Running Modern LLMs Without a GPU

Most teams talk about CPU inference like it is a temporary fallback. In practice, it is often the first real production environment because procurement, policy, and budget move slower than product demand.

The useful question is not, "Can CPU beat GPU?" It cannot.
The useful question is, "Can this product meet user expectations with CPU constraints?" In many internal workloads, the answer is yes.

CPU-first works when request shape is controlled and latency is treated as a product contract, not a best effort.

Where CPU works well, and where it struggles

CPU deployments fail when every request is allowed to become a long, open-ended generation path. They succeed when teams intentionally bound context, output size, and concurrency behavior.

Workload pattern	CPU viability	Why
Retrieval-grounded Q and A with bounded context	Strong	Predictable token counts and stable response paths
Structured extraction and classification	Strong	Short outputs and repeatable prompt templates
Internal copilots at moderate concurrency	Moderate to strong	Works with queue controls and clear admission limits
Long-form creative generation at high concurrency	Weak	Tail latency and queue pressure grow quickly
Tool-heavy chains with serial external calls	Mixed	Orchestration latency often dominates model time

This is why CPU performance is usually a system design issue before it is a model issue.

The architecture pattern that keeps latency sane

The most reliable pattern is role separation. A smaller model handles light routing and normalization tasks, while a medium model handles the final grounded response. That avoids spending expensive generation cycles on requests that could have been resolved earlier in the pipeline.

Request shaping matters just as much. Hard token ceilings, retrieval limits, and fast-fail behavior for over-budget requests give you predictability that raw benchmark tuning cannot.

inference:
  max_input_tokens: 2200
  max_output_tokens: 320
  queue_timeout_ms: 12000
  cancel_on_client_disconnect: true

retrieval:
  max_chunks: 8
  rerank_top_n: 4

routing:
  default_path: "small_model_then_medium_model"
  over_budget_behavior: "return_short_answer_with_source_links"

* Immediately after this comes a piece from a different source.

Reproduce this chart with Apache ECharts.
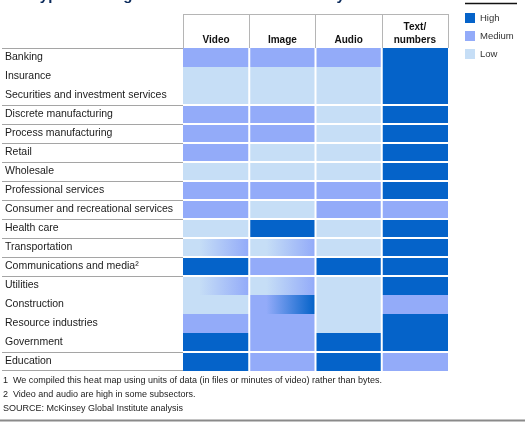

Configuration like this is not glamorous, but it prevents the majority of runaway latency incidents.

Measure phases, not a single latency number

A single end-to-end metric hides where CPU systems actually degrade. You want phase-level visibility so the team can separate queue pressure from retrieval delay from generation delay.

type CpuPhaseMetrics = {
  submitToAckMs: number
  queueWaitMs: number
  retrievalMs: number
  generationMs: number
  completeMs: number
  route: string
}

export function recordCpuInferenceMetrics(m: CpuPhaseMetrics) {
  trackEvent('cpu_inference_phase_metrics', {
    route: m.route,
    submit_to_ack_ms: m.submitToAckMs,
    queue_wait_ms: m.queueWaitMs,
    retrieval_ms: m.retrievalMs,
    generation_ms: m.generationMs,
    complete_ms: m.completeMs,
  })
}

When queue wait is rising faster than generation time, you have a capacity and admission problem. When generation dominates, you have a request-shaping or model-path problem.

What good runtime telemetry looks like

Operational triage gets much faster when each request emits a compact, structured payload.

{
  "request_id": "rq-7f3b2c",
  "route": "small_model_then_medium_model",
  "tokens_in": 1840,
  "tokens_out": 241,
  "queue_wait_ms": 920,
  "retrieval_ms": 310,
  "generation_ms": 2870,
  "status": "ok"
}

That gives you enough signal to answer, in one glance, whether the system is compute-bound, queue-bound, or orchestration-bound.

When GPU migration is the right move

CPU-first should not become CPU-only dogma. Move to GPU when product thresholds are consistently missed after request shaping and queue controls are already in place.

Typical triggers are persistent p95 latency beyond SLA, queue waits that break interaction flow, or quality requirements that need larger models than CPU can serve economically.

Final note

Running modern LLMs without a GPU is a valid production strategy, not a stunt. The teams that succeed are not the ones with the cleverest benchmark screenshots. They are the ones that treat latency budgets, admission control, and request design as core product engineering.